Hay dos formas para escribir.
La primera es hacerlo sin tener nada en mente y dejar que las palabras vengan como ayuda. No es que se tenga pobre imaginación, pero quizá faltó engrasar algún engrane que no se ha usado en algún tiempo. La imaginación, más que un músculo virtual, es como una presa que puede abrirse para que fluyan las ideas o cerrarse para detenerlas. ¿Quién haría eso?
La segunda es trazar con dibujos una historia e irle añadiendo palabras clave que desencadenarán continuidades para que vayan apareciendo personajes, escenarios, tramas y conflictos.

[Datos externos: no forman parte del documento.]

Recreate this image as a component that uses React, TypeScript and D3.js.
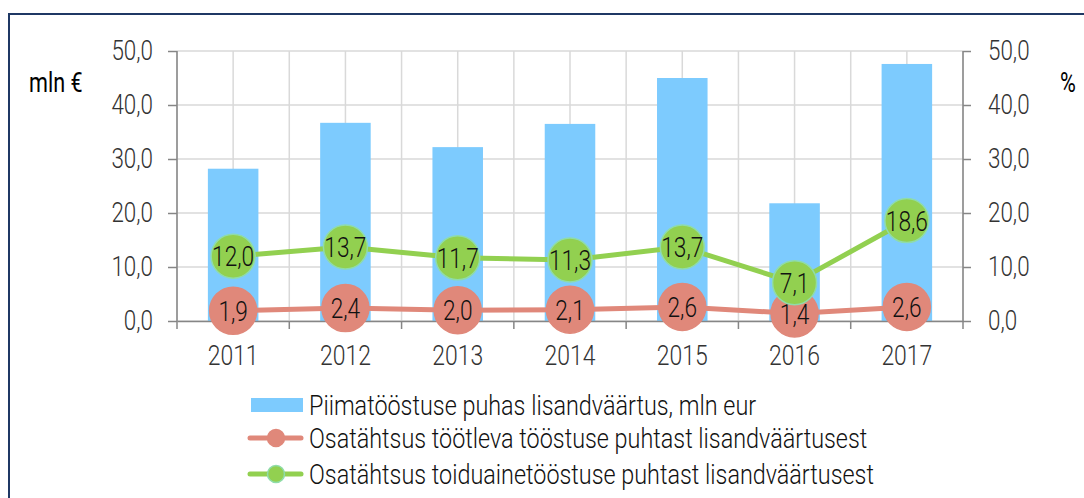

Corrección: son tres formas.
La tercera es pedirle a alguien que nos entregue dos palabras al azar y usarlas como catalizador literario. Bastan sólo dos palabras para comenzar una reproducción celular de historias que harán girar los mecanismos para que la presa se abra.
Quizá sean cuatro formas.
La cuarta es terminar de leer un libro y sentirse inspirado por lo que allí se encontró. De algunos conceptos surgirán nuevas ideas y se materializará un nuevo paradigma para otra historia diferente.
En realidad las formas tienden hacia el infinito, porque podríamos hacer un listado interminable de éstas. Entonces nadie puede venir con el cuento de que no está inspirado y que la hoja en blanco es invencible.